Le financement de ces nouveaux services n’est pas encore abouti :
Giphar en convient en déclarant que « pour le moment nous avons peu de choix. Il s’agira des organismes payeurs, des mutuelles, assureurs ou …… du client lui-même. »
Au ministère de la Santé, la réponse est similaire :
« Les mutuelles s’en chargeront certainement, mais à ce stade nous n’avons pas de position sur le financement de ces services. »
Résumons nous.
Avant : le conseil paramédical délivré par les pharmaciens s’intégrait dans l’acte de délivrance des médicaments. Il conseillait le médicament approprié, en toute déontologie, et lorsqu’il repérait une situation à risque, il orientait le patient vers une consultation médicale.
Ecoutez ce qu’il pourrait advenir demain :
M. Dupont a mal au ventre, en sortant du travail, il décide de passer à la pharmacie.
M. Dupont : « Mr le docteur en pharmacie, mon transit n’est pas normal depuis 6 mois, soit je suis constipé, soit j’ai la diarrhée, j’ai très mal au ventre depuis hier. »

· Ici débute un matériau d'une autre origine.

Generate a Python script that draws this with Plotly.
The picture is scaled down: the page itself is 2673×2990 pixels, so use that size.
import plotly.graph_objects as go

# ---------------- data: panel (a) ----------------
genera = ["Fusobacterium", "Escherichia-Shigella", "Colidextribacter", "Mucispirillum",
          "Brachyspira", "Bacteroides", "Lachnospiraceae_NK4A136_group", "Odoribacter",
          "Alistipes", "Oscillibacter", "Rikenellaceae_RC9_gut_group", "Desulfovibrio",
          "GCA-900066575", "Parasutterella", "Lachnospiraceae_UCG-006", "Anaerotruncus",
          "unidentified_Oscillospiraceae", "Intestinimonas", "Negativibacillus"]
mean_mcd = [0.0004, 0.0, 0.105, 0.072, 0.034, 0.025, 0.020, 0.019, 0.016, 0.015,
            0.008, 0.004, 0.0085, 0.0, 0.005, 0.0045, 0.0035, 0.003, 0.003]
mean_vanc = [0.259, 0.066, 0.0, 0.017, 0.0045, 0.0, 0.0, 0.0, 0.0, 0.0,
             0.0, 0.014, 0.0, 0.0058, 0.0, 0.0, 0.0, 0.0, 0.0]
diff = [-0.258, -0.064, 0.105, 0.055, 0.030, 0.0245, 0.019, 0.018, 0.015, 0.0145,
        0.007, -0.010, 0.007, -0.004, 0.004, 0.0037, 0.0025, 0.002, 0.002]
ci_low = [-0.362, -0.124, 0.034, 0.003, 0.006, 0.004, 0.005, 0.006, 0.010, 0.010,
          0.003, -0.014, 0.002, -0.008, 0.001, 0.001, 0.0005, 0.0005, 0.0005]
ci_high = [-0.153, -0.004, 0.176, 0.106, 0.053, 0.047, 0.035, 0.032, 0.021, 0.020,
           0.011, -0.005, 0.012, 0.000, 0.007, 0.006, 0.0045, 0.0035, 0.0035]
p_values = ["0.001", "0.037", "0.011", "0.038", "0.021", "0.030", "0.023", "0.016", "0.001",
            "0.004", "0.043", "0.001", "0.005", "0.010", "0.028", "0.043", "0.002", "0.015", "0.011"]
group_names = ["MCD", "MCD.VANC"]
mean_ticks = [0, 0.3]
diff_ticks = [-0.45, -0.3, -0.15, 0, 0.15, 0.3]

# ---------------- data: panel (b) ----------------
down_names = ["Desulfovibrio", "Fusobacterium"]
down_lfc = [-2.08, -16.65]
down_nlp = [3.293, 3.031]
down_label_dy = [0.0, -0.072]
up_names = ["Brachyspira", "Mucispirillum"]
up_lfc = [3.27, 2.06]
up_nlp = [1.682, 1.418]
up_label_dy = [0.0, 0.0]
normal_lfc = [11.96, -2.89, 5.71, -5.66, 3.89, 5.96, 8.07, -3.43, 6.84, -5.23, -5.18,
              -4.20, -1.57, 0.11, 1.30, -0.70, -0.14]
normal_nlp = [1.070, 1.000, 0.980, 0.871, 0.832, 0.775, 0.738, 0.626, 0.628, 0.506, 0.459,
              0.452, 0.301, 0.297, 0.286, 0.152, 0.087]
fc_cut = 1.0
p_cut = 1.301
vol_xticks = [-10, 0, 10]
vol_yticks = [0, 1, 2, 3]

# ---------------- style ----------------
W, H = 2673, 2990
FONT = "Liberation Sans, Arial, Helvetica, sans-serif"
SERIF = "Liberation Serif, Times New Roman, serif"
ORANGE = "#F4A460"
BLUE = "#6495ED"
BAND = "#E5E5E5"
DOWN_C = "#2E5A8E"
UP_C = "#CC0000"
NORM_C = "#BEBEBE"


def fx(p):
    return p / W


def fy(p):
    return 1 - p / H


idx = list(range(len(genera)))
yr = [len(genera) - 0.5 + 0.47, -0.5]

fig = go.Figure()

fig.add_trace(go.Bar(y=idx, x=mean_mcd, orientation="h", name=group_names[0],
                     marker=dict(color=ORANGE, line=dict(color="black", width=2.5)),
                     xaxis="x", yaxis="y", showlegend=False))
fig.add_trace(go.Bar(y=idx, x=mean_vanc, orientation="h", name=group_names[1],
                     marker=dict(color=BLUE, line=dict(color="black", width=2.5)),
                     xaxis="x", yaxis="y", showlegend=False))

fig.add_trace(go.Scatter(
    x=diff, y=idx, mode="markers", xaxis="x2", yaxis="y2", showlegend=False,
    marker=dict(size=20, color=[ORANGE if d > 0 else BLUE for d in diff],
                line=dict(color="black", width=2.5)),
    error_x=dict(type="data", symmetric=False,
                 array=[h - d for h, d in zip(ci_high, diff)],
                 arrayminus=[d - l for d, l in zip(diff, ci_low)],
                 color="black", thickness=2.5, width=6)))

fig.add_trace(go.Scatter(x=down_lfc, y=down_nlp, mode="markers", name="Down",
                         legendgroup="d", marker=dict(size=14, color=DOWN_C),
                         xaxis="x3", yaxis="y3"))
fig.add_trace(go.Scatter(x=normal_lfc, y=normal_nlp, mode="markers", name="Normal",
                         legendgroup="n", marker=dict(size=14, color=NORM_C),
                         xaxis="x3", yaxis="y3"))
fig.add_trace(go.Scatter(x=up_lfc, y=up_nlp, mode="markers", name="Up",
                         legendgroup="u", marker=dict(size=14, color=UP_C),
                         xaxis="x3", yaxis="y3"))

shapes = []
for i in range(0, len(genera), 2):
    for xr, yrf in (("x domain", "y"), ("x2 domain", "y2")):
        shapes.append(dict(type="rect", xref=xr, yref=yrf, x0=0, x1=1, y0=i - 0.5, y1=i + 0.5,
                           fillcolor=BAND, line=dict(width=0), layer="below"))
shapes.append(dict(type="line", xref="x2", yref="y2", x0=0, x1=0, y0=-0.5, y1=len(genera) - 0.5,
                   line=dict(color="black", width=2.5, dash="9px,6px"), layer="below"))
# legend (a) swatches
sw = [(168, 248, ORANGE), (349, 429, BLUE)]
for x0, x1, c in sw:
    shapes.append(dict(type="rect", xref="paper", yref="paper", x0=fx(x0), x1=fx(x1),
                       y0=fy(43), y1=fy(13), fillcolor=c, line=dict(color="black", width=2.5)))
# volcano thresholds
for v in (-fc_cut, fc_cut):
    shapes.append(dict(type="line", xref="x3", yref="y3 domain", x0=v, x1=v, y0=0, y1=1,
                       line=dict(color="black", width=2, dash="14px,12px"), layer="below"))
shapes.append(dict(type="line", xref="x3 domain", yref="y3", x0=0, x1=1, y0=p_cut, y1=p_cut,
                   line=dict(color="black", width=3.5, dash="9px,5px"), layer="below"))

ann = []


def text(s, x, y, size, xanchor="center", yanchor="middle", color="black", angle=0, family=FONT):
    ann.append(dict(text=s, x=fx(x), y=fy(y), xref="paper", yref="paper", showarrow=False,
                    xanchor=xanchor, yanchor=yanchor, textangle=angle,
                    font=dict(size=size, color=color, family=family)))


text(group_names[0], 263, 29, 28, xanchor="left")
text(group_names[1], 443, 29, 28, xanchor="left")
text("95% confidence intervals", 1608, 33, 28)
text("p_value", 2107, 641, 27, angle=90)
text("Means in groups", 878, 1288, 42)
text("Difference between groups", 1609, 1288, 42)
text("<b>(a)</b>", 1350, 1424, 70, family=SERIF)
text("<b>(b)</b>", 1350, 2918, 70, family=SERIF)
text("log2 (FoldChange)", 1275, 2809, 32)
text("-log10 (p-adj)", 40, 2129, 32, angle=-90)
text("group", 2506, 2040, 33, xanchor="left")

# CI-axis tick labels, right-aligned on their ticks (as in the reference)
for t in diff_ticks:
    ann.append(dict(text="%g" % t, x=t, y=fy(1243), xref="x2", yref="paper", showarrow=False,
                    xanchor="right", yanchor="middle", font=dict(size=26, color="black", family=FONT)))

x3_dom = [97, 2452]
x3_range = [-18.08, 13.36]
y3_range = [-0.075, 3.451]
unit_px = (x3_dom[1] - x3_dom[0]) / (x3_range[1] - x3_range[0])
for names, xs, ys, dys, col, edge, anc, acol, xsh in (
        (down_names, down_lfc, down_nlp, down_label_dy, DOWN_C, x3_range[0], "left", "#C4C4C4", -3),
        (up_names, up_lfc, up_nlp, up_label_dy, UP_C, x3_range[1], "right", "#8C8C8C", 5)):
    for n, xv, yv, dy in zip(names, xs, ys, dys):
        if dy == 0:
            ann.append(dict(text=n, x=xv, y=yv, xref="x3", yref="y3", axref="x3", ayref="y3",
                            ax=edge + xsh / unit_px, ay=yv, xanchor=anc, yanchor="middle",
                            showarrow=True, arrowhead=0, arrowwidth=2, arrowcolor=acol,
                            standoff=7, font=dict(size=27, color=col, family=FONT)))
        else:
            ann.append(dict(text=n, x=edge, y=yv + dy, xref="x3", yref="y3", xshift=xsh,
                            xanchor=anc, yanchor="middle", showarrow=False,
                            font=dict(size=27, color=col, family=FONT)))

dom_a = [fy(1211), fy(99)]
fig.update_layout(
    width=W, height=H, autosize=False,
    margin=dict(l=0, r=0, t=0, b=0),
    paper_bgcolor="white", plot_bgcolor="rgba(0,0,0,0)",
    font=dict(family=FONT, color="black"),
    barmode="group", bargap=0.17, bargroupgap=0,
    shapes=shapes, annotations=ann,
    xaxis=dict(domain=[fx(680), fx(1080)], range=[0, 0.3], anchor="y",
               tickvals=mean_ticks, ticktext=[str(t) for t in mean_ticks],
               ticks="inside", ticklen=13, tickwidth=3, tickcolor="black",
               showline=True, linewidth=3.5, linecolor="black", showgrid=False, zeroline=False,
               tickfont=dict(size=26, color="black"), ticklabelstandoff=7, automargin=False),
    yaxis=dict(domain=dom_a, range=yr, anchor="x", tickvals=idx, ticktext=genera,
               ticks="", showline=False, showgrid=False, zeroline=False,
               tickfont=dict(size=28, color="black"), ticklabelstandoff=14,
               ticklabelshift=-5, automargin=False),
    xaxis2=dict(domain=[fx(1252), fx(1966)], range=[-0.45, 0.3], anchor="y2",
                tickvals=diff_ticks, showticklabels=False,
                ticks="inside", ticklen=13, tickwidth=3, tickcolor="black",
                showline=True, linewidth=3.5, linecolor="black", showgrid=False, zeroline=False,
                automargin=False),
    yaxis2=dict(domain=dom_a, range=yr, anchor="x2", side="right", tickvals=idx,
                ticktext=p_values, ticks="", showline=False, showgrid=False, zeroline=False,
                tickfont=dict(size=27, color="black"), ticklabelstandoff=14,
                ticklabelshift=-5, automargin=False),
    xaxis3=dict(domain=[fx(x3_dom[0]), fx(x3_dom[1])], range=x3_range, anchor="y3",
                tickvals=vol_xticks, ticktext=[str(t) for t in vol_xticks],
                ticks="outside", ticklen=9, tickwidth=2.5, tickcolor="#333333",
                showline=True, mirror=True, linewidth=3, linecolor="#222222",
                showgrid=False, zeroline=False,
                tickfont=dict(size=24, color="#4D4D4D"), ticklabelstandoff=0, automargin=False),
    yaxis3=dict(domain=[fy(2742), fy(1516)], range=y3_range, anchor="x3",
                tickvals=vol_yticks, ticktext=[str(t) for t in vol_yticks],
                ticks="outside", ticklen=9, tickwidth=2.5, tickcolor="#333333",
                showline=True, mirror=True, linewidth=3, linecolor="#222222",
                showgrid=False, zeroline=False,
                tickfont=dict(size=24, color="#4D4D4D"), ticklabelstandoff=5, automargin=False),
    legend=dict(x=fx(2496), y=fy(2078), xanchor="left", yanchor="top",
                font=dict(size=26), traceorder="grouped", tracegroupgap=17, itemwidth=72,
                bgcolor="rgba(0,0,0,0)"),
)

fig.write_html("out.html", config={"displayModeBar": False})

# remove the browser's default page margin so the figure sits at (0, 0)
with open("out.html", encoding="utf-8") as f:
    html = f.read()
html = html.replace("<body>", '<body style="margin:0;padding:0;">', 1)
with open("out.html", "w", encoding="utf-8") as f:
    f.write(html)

Docteur en pharmacie : « Avez-vous une mutuelle partenaire ? »
M. Dupont, un peu agacé : « Oui, elle prend en charge le conseil paramédical du groupe Pharstar, vu ce qu’elle me coute, elle a intérêt !! »
Docteur en pharmacie : « Très bien, je vous conseille ce normalisateur de transit, il n’est pas remboursé, mais très efficace. Je vous conseille aussi de faire un bilan sanguin dans le labo partenaire de votre mutuelle, il est pris en charge à 80% par votre mutuelle, je vous remet la fiche »
M. Dupont, affolé : « Marqueurs cancéreux ??? vous pensez que j’ai un cancer du colon, docteur ? »
Docteur en pharmacie : « Non… rassurez vous, mais pourquoi s’en priver, le groupe de laboratoire d’analyse Labstar a sorti des recommandations dernièrement, elles montrent qu’il est intéressant de doser les marqueurs tumoraux en prévention ».
M. Dupont, sortant sa carte Starmut afin de régler ses soins : « Pensez vous que je doive aller voir mon généraliste pour cela ? »
Docteur en pharmacie : « Oui, c’est plus prudent, au moins pour l’interprétation de vos résultats d’analyses»
M. Dupont : «Oui, on ne peut plus compter sur les biologistes du groupe Labstar, il n’y en a quasiment plus, la dernière fois, j’ai du composer le 0800 530 6000, surtaxé à 0.30 euros la minute pour en joindre un ».
Docteur en pharmacie, goguenard : « oui, heureusement, vous avez votre pharmacien »
Ce dialogue fictif pour illustrer ce que les grands groupes ambitionnent pour notre santé. Un patient capturé d’un bout à l’autre de la chaine de soin, des diplômes de praticien servant de caution à ces pratiques, des pouvoirs publics, soit soulagé de se délester du casse tête du financement solidaire, soit véritablement complices de cette évolution.
Parallèlement, l’Ordonnance du 15 janvier 2010 portant réforme de la biologie médicale, outre qu’elle génère une profonde restructuration du secteur des laboratoires en France en risquant de détruire le service et le conseil de proximité (voir nos autres articles) interdit désormais toute facturation de consultation pour un biologiste ayant une formation bac +10, d’une compétence pourtant supérieure au pharmacien d’officine dans l’interprétation, l’orientation et le suivi biologique de pathologies chroniques. Aucune consultation n’était auparavant facturée par les biologistes, tout conseil et interprétation était réalisé à titre gratuit. Il semble que l’Etat, dont la volonté affichée était pourtant de « remédicaliser » la profession ait souhaité se prémunir de ce qu’il considérait comme un abus, la consultation/interprétation écrite ou orale, étant parti intégrante de l’acte d’analyse.
A se demander si les jeunes biologistes, dans leur combat pour conserver un exercice éthique, au service de leurs patients, n’auraient pas mieux fait de pactiser avec les bons acteurs pour s’assurer un avenir plus serein…
Le lobbying est une arme. Servons nous en pour servir les intérêts de nos patients, pas ceux de corporations mercantiles pour qui la Santé est un marché comme un autre.